» **CHALLENGE**
In the lines below, output everything from the first line through the line containing "time_ticks = [0.1, 1, 10, 100, 1000]" exactly as it is. Pictures are not part of the output.

» **DATASET CONTENT**
•••••

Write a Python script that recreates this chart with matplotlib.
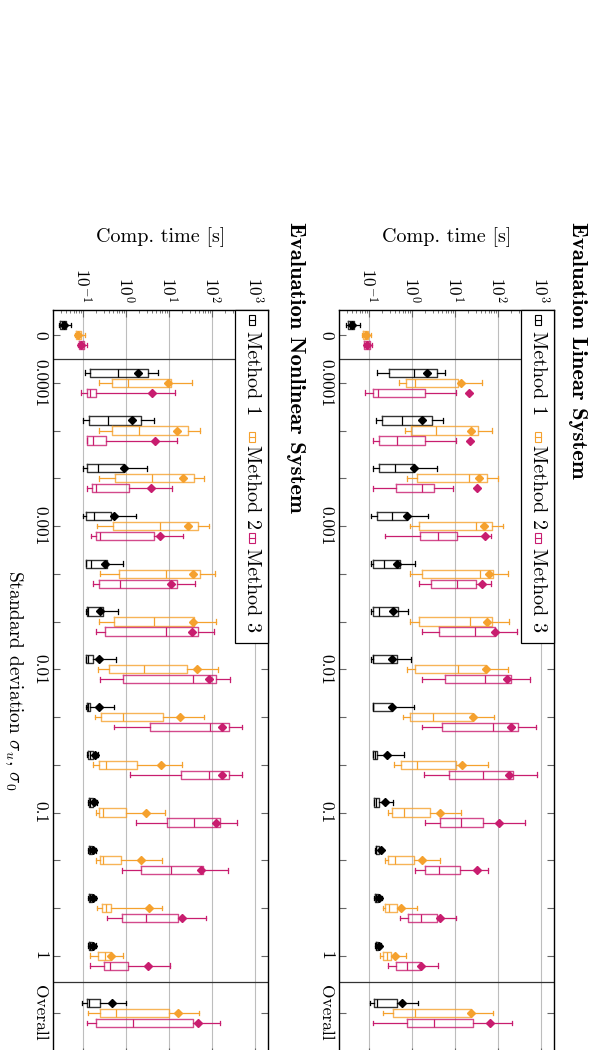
import matplotlib
matplotlib.use("Agg")
import matplotlib.pyplot as plt
from matplotlib.patches import Rectangle
from matplotlib.lines import Line2D
from matplotlib.ticker import LogLocator, NullFormatter, FixedLocator

plt.rcParams["font.family"] = "cmr10"
plt.rcParams["mathtext.fontset"] = "cm"
plt.rcParams["axes.formatter.use_mathtext"] = True

# categories along the (rotated) horizontal axis of the original chart
sigma_labels = ["0", "0.0001", "", "", "0.001", "", "", "0.01", "", "",
                "0.1", "", "", "1", "Overall"]
methods = ["Method 1", "Method 2", "Method 3"]
colors = ["#000000", "#F5A12E", "#C81D6F"]
time_ticks = [0.1, 1, 10, 100, 1000]

# rows: whisker low, q1, median, q3, whisker high, mean  [s]
lin_m1 = [
    (0.0295, 0.0324, 0.0363, 0.0437, 0.0603, 0.0398),
    (0.155, 0.288, 1.12, 3.85, 5.75, 2.19),
    (0.145, 0.195, 0.575, 2.88, 5.25, 1.74),
    (0.126, 0.166, 0.398, 1.12, 3.85, 1.10),
    (0.112, 0.151, 0.347, 0.741, 2.40, 0.741),
    (0.110, 0.120, 0.224, 0.525, 1.17, 0.457),
    (0.112, 0.120, 0.166, 0.479, 0.813, 0.355),
    (0.112, 0.120, 0.126, 0.437, 0.933, 0.339),
    (0.120, 0.123, 0.126, 0.347, 1.10, 0.339),
    (0.122, 0.122, 0.135, 0.151, 0.631, 0.257),
    (0.132, 0.132, 0.141, 0.166, 0.355, 0.234),
    (0.135, 0.141, 0.148, 0.166, 0.195, 0.186),
    (0.132, 0.138, 0.148, 0.158, 0.195, 0.166),
    (0.135, 0.141, 0.148, 0.158, 0.190, 0.166),
    (0.105, 0.132, 0.155, 0.437, 1.40, 0.589),
]
lin_m2 = [
    (0.0676, 0.0708, 0.0813, 0.0955, 0.110, 0.0851),
    (0.501, 0.708, 1.17, 11.7, 42.7, 13.5),
    (0.692, 0.955, 3.55, 34.7, 72.4, 23.4),
    (0.776, 1.32, 21.4, 56.2, 100, 36.3),
    (0.871, 1.41, 30.2, 70.8, 132, 47.9),
    (0.891, 1.66, 38.0, 75.9, 170, 60.3),
    (0.871, 1.48, 21.9, 70.8, 182, 56.2),
    (0.741, 1.17, 11.5, 51.3, 170, 51.3),
    (0.603, 0.912, 3.09, 25.1, 79.4, 26.3),
    (0.372, 0.562, 1.29, 10.5, 58.9, 14.8),
    (0.269, 0.347, 0.661, 2.63, 13.5, 4.57),
    (0.234, 0.275, 0.398, 1.12, 4.47, 1.70),
    (0.209, 0.240, 0.288, 0.447, 1.29, 0.550),
    (0.178, 0.209, 0.257, 0.324, 0.724, 0.398),
    (0.209, 0.363, 1.19, 24.0, 74.1, 23.4),
]
lin_m3 = [
    (0.0741, 0.0776, 0.0891, 0.105, 0.115, 0.0891),
    (0.0813, 0.123, 0.158, 2.00, 10.5, 20.9),
    (0.123, 0.166, 0.437, 2.04, 10.7, 21.9),
    (0.123, 0.417, 1.74, 3.24, 9.12, 31.6),
    (0.234, 1.55, 3.98, 11.2, 67.6, 49.0),
    (1.48, 2.75, 11.2, 30.2, 67.6, 41.7),
    (1.70, 4.27, 29.5, 83.2, 275, 83.2),
    (1.66, 5.75, 50.1, 204, 550, 162),
    (1.70, 4.90, 74.1, 288, 741, 195),
    (1.91, 7.24, 43.7, 224, 813, 182),
    (1.95, 4.47, 13.5, 44.7, 427, 105),
    (1.15, 2.04, 4.17, 12.9, 58.9, 31.6),
    (0.525, 0.813, 1.62, 3.85, 10.7, 4.47),
    (0.275, 0.427, 0.741, 1.55, 3.98, 1.62),
    (0.123, 0.776, 3.16, 26.3, 214, 66.1),
]
nonlin_m1 = [
    (0.0269, 0.0288, 0.0331, 0.0407, 0.0513, 0.0355),
    (0.110, 0.148, 0.646, 3.31, 5.50, 1.91),
    (0.100, 0.138, 0.380, 2.24, 4.57, 1.38),
    (0.100, 0.123, 0.224, 0.891, 3.09, 0.871),
    (0.100, 0.115, 0.182, 0.457, 1.74, 0.537),
    (0.115, 0.115, 0.155, 0.363, 0.851, 0.324),
    (0.115, 0.120, 0.132, 0.288, 0.646, 0.251),
    (0.115, 0.115, 0.132, 0.170, 0.575, 0.229),
    (0.115, 0.120, 0.132, 0.148, 0.537, 0.229),
    (0.123, 0.129, 0.141, 0.170, 0.224, 0.186),
    (0.129, 0.135, 0.141, 0.166, 0.209, 0.178),
    (0.129, 0.135, 0.141, 0.158, 0.195, 0.170),
    (0.129, 0.135, 0.141, 0.158, 0.195, 0.166),
    (0.129, 0.135, 0.141, 0.158, 0.200, 0.166),
    (0.0955, 0.123, 0.138, 0.245, 1.02, 0.468),
]
nonlin_m2 = [
    (0.0646, 0.0676, 0.0759, 0.0912, 0.110, 0.0759),
    (0.234, 0.479, 1.10, 11.2, 33.9, 9.33),
    (0.234, 0.468, 2.04, 27.5, 51.3, 15.5),
    (0.234, 0.550, 3.98, 38.0, 63.1, 21.4),
    (0.209, 0.501, 6.17, 47.9, 83.2, 27.5),
    (0.245, 0.676, 8.32, 52.5, 117, 35.5),
    (0.234, 0.537, 4.37, 38.0, 123, 35.5),
    (0.224, 0.398, 2.57, 26.3, 135, 44.7),
    (0.186, 0.263, 0.851, 7.24, 63.1, 18.2),
    (0.170, 0.229, 0.347, 1.78, 20.0, 6.61),
    (0.195, 0.234, 0.288, 1.02, 7.94, 2.95),
    (0.195, 0.245, 0.295, 0.776, 6.76, 2.24),
    (0.214, 0.269, 0.339, 0.437, 6.76, 3.39),
    (0.141, 0.224, 0.324, 0.437, 0.851, 0.457),
    (0.132, 0.245, 0.589, 10.2, 49.0, 15.8),
]
nonlin_m3 = [
    (0.0759, 0.0813, 0.0912, 0.105, 0.120, 0.0912),
    (0.0912, 0.123, 0.148, 0.204, 13.5, 4.07),
    (0.120, 0.123, 0.166, 0.347, 15.1, 4.79),
    (0.123, 0.162, 0.204, 1.17, 11.5, 3.89),
    (0.155, 0.195, 0.245, 4.37, 20.9, 6.03),
    (0.166, 0.234, 0.708, 15.1, 40.7, 11.2),
    (0.204, 0.324, 8.32, 47.9, 112, 33.9),
    (0.251, 0.851, 35.5, 123, 263, 83.2),
    (0.513, 3.63, 91.2, 251, 490, 170),
    (1.20, 19.1, 83.2, 245, 501, 170),
    (1.74, 8.91, 38.9, 155, 380, 120),
    (0.794, 2.24, 11.0, 60.3, 229, 56.2),
    (0.363, 0.813, 2.95, 15.8, 72.4, 20.0),
    (0.141, 0.309, 0.417, 1.10, 10.7, 3.31),
    (0.123, 0.195, 1.48, 35.5, 155, 47.9),
]

W, H = 593, 1050


def px(x, y):
    # pixel (from top-left) -> figure fraction
    return x / W, 1 - y / H


group_pos = list(range(len(sigma_labels) - 1)) + [14.2]
offsets = [-0.21, 0.0, 0.21]

fig = plt.figure(figsize=(W / 100, H / 100), dpi=100)


def draw_panel(left_px, data, title, title_x):
    top_px, bot_px = 310, 1055
    ax = fig.add_axes([left_px / W, 1 - bot_px / H, 215 / W, (bot_px - top_px) / H])
    for m, rows in enumerate(data):
        c = colors[m]
        stats = []
        for lo, q1, med, q3, hi, mean in rows:
            stats.append(dict(whislo=lo, q1=q1, med=med, q3=q3, whishi=hi,
                              mean=mean, fliers=[]))
        ax.bxp(stats, positions=[p + offsets[m] for p in group_pos],
               orientation="horizontal", widths=0.17, capwidths=0.1,
               showmeans=True, showfliers=False, manage_ticks=False,
               boxprops=dict(color=c, linewidth=1.0, alpha=0.8),
               whiskerprops=dict(color=c, linewidth=0.9),
               capprops=dict(color=c, linewidth=0.9),
               medianprops=dict(color=c, linewidth=0.9),
               meanprops=dict(marker="D", markerfacecolor=c,
                              markeredgecolor=c, markersize=4.5))
    ax.set_xscale("log")
    ax.set_xlim(10 ** -1.7, 10 ** 3.3)
    ax.xaxis.set_major_locator(FixedLocator(time_ticks))
    ax.xaxis.set_minor_locator(LogLocator(base=10, subs=range(2, 10), numticks=20))
    ax.xaxis.set_minor_formatter(NullFormatter())
    ax.set_ylim((bot_px - 335) / 47.75, (top_px - 335) / 47.75)
    ax.axhline(0.5, color="#333333", linewidth=0.9)
    ax.axhline(13.55, color="#333333", linewidth=0.9)
    ax.grid(axis="x", which="major", color="#bdbdbd", linewidth=0.8)
    ax.set_axisbelow(True)
    ax.set_yticks(group_pos)
    ax.set_yticklabels(sigma_labels, rotation=-90, fontsize=12.5,
                       va="center", ha="right")
    ax.xaxis.tick_top()
    ax.tick_params(axis="x", which="both", top=True, bottom=True,
                   labeltop=True, labelbottom=False, direction="in",
                   color="#666666")
    ax.tick_params(axis="x", which="major", length=5, pad=5.5,
                   labelrotation=-90, labelsize=12.5)
    ax.tick_params(axis="x", which="minor", length=2.5)
    ax.tick_params(axis="y", left=True, right=True, direction="in",
                   length=5, pad=4, color="#666666")
    for s in ax.spines.values():
        s.set_linewidth(1.0)

    # axis label of time (horizontal after rotation)
    fig.text(*px(left_px + 107.5, 237), "Comp. time [s]", fontsize=14.5,
             ha="center", va="center")
    # title
    fig.text(*px(title_x, 222), title, family="cmb10", fontsize=16.3,
             rotation=-90, ha="center", va="top")

    # legend drawn in place
    lx = left_px + 182
    fig.add_artist(Rectangle(px(lx, 643), 33 / W, (643 - 310) / H,
                             transform=fig.transFigure, facecolor="white",
                             edgecolor="black", linewidth=0.9, zorder=5))
    icon_y = [320, 437, 538]
    text_y = [331, 445, 548]
    for m in range(3):
        cx = lx + 17
        fig.add_artist(Rectangle(px(cx - 3, icon_y[m] + 5), 6 / W, 10 / H,
                                 transform=fig.transFigure, facecolor="white",
                                 edgecolor=colors[m], linewidth=0.8, zorder=6))
        x0, y0 = px(cx - 3, icon_y[m])
        x1, _ = px(cx + 3, icon_y[m])
        fig.add_artist(Line2D([x0, x1], [y0, y0], transform=fig.transFigure,
                              color=colors[m], linewidth=0.8, zorder=7))
        fig.text(*px(cx, text_y[m]), methods[m], fontsize=14.5, rotation=-90,
                 ha="center", va="top", zorder=7)
    return ax


draw_panel(339, [lin_m1, lin_m2, lin_m3], "Evaluation Linear System", 578)
draw_panel(53, [nonlin_m1, nonlin_m2, nonlin_m3], "Evaluation Nonlinear System", 295)

fig.text(*px(14, 680), r"Standard deviation $\sigma_u$, $\sigma_0$", fontsize=14,
         rotation=-90, ha="center", va="center")

fig.savefig("out.png", dpi=100)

•••••

» **FINISHED ANSWER**
Write a Python script that recreates this chart with matplotlib.
import matplotlib
matplotlib.use("Agg")
import matplotlib.pyplot as plt
from matplotlib.patches import Rectangle
from matplotlib.lines import Line2D
from matplotlib.ticker import LogLocator, NullFormatter, FixedLocator

plt.rcParams["font.family"] = "cmr10"
plt.rcParams["mathtext.fontset"] = "cm"
plt.rcParams["axes.formatter.use_mathtext"] = True

# categories along the (rotated) horizontal axis of the original chart
sigma_labels = ["0", "0.0001", "", "", "0.001", "", "", "0.01", "", "",
                "0.1", "", "", "1", "Overall"]
methods = ["Method 1", "Method 2", "Method 3"]
colors = ["#000000", "#F5A12E", "#C81D6F"]
time_ticks = [0.1, 1, 10, 100, 1000]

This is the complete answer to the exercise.